RECORDED DATA =

# # # # #

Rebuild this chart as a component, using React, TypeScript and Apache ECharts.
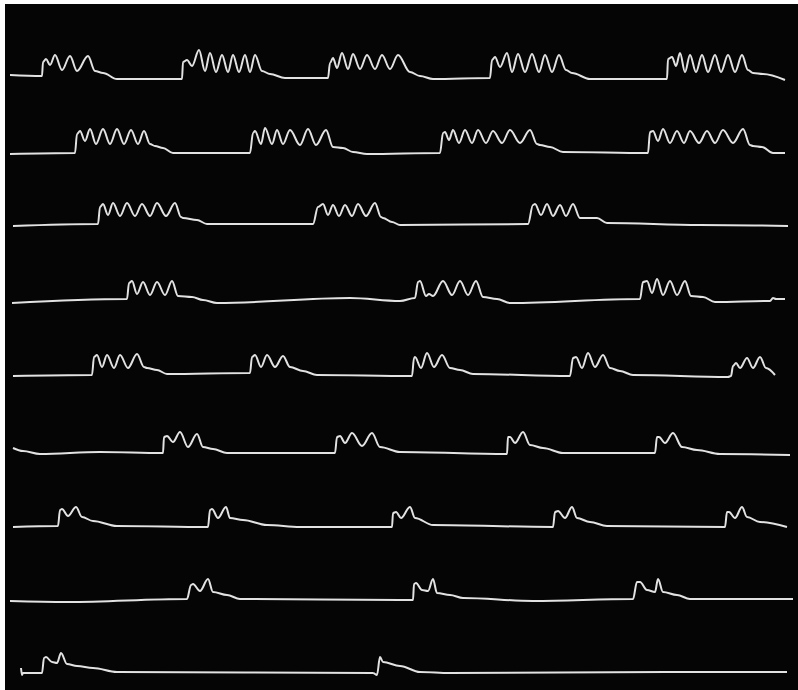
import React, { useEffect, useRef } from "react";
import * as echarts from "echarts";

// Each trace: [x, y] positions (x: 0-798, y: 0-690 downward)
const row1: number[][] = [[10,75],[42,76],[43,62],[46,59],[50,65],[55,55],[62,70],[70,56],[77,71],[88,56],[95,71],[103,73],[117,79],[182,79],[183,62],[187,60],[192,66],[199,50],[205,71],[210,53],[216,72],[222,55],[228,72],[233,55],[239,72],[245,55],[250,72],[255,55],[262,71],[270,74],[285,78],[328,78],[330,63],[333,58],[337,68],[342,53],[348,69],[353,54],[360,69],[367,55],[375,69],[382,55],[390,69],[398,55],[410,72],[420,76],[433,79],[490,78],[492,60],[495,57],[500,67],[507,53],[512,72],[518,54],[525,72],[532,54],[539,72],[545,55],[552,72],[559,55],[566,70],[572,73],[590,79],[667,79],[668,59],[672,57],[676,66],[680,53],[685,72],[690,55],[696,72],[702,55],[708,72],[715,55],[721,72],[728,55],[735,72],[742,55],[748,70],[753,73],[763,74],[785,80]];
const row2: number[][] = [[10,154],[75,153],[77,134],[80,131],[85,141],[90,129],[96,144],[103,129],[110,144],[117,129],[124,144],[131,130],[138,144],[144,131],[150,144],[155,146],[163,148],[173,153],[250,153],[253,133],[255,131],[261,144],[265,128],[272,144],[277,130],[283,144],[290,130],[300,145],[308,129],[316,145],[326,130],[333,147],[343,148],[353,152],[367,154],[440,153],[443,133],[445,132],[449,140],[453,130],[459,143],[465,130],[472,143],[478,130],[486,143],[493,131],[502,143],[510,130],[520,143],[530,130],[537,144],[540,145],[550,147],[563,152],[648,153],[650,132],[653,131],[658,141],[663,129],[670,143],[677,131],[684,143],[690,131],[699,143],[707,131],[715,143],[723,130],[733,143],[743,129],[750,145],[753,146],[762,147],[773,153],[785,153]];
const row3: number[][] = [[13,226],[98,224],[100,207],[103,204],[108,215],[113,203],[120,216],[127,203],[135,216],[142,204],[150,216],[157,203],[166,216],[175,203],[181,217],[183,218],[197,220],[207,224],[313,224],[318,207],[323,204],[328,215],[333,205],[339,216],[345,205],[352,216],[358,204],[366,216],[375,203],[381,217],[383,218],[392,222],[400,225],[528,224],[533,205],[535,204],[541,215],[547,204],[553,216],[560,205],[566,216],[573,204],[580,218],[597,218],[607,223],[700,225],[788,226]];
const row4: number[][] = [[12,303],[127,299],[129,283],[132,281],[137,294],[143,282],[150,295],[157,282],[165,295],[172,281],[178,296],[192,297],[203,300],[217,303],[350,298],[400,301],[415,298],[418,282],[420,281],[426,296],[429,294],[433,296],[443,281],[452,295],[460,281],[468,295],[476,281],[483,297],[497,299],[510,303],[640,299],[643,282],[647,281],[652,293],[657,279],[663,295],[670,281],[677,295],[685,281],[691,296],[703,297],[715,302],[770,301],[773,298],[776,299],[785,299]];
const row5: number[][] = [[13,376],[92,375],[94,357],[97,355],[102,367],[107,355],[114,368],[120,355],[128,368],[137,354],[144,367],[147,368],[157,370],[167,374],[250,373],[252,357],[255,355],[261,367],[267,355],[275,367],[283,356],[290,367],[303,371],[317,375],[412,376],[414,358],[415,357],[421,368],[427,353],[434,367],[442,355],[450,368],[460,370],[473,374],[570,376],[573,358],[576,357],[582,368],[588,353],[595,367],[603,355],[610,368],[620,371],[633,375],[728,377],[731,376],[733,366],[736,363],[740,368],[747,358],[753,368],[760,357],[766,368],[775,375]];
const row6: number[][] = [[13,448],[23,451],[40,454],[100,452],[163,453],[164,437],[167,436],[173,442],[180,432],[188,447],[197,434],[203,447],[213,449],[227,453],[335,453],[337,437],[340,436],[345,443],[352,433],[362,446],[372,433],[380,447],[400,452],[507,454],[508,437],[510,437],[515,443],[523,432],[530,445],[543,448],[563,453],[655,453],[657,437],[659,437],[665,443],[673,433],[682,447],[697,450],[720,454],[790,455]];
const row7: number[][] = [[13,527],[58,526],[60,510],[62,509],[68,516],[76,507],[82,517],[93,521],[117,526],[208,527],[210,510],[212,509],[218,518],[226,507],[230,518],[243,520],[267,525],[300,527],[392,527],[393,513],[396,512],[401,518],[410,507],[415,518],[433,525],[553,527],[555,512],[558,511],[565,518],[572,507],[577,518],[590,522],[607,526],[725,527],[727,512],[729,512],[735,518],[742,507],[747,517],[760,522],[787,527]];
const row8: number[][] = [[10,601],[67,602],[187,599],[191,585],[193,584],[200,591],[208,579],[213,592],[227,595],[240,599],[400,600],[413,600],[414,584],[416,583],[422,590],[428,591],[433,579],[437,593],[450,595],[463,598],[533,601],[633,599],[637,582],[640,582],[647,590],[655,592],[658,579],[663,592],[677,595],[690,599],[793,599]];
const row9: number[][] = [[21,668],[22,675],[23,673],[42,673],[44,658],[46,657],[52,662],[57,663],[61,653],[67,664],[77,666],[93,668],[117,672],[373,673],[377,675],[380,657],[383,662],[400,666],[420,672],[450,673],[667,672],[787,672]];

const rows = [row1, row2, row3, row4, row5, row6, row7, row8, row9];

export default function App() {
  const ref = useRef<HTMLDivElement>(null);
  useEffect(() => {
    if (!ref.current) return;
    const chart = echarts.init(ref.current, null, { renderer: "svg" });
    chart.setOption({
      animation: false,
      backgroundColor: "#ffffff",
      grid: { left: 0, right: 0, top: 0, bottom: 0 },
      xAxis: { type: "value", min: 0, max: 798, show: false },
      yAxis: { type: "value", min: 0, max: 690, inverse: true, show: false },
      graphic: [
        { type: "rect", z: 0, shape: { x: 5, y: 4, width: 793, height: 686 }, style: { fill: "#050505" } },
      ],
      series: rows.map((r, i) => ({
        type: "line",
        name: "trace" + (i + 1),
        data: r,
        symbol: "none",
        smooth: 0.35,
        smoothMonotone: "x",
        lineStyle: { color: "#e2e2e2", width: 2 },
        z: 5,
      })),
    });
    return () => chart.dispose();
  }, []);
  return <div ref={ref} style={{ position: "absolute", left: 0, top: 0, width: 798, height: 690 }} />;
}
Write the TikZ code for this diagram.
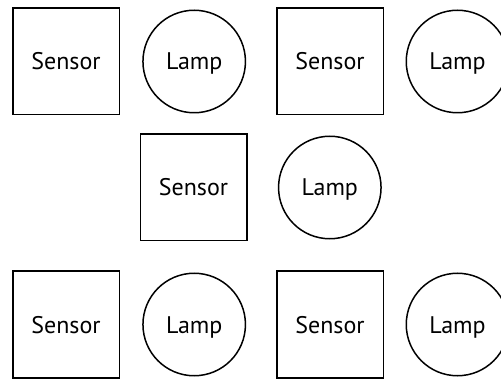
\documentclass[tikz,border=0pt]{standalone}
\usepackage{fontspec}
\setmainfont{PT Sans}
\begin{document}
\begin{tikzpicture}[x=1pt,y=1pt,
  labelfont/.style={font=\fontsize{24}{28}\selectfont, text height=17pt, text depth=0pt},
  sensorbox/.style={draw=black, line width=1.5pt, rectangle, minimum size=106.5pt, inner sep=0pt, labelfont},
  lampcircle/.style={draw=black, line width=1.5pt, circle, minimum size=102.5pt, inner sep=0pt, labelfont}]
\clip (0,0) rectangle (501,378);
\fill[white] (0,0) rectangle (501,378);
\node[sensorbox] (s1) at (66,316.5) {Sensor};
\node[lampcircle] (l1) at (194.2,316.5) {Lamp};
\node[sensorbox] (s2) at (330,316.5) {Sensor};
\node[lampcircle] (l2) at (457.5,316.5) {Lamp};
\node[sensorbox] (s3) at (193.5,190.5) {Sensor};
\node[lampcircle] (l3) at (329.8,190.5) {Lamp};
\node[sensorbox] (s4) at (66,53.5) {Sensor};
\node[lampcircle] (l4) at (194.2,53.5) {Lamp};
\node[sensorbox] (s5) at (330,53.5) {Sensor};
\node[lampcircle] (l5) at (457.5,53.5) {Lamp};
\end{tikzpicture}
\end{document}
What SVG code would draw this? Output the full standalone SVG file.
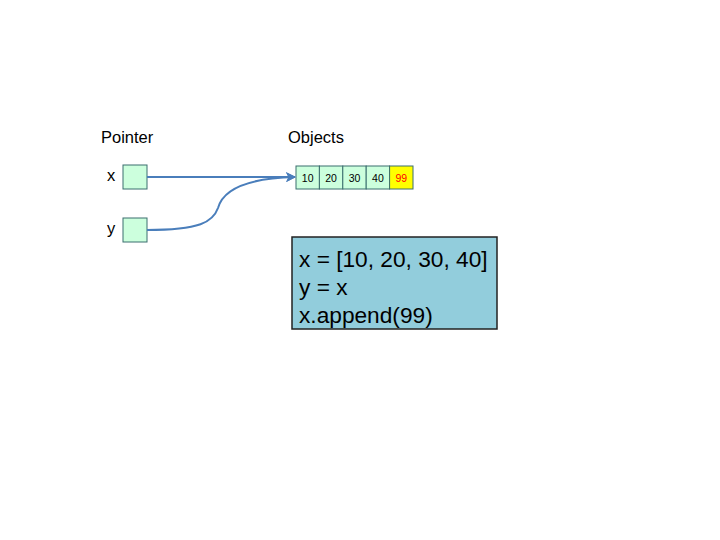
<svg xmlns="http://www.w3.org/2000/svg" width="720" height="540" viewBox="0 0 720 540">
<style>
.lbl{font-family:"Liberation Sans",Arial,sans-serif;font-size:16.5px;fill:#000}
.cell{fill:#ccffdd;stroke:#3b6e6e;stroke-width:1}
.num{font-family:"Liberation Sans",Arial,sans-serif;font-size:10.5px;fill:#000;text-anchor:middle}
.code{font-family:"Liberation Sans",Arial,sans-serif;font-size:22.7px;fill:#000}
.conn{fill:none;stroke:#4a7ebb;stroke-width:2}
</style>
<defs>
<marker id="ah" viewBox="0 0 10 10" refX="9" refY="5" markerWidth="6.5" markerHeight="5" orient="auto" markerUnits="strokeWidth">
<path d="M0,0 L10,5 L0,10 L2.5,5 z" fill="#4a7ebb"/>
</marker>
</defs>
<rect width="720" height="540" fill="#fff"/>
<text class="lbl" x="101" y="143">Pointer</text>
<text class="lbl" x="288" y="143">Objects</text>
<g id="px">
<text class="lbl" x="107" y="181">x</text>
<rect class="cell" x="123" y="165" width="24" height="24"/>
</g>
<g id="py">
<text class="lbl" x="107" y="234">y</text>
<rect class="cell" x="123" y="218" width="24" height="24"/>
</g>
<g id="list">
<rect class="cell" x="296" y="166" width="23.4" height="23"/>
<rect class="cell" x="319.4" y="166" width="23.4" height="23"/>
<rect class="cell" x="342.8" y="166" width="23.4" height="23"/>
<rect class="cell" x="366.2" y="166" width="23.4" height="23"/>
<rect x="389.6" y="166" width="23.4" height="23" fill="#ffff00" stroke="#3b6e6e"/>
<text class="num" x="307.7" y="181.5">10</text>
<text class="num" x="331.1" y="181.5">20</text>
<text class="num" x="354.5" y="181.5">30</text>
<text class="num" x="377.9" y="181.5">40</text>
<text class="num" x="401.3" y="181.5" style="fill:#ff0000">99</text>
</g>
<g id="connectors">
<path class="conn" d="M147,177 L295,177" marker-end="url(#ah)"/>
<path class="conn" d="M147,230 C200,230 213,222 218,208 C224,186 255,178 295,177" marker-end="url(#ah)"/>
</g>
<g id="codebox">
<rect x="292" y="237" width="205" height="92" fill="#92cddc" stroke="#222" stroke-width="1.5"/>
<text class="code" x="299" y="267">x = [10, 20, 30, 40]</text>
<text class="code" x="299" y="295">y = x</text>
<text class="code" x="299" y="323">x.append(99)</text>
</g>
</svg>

# # # # #

From the first line of the material down to the line containing "import * as", inclusive, return each line exactly, skipping any picture.

CORRECT RESPONSE =
Rebuild this chart as a component, using React, TypeScript and Apache ECharts.
import React, { useEffect, useRef } from "react";
import * as echarts from "echarts";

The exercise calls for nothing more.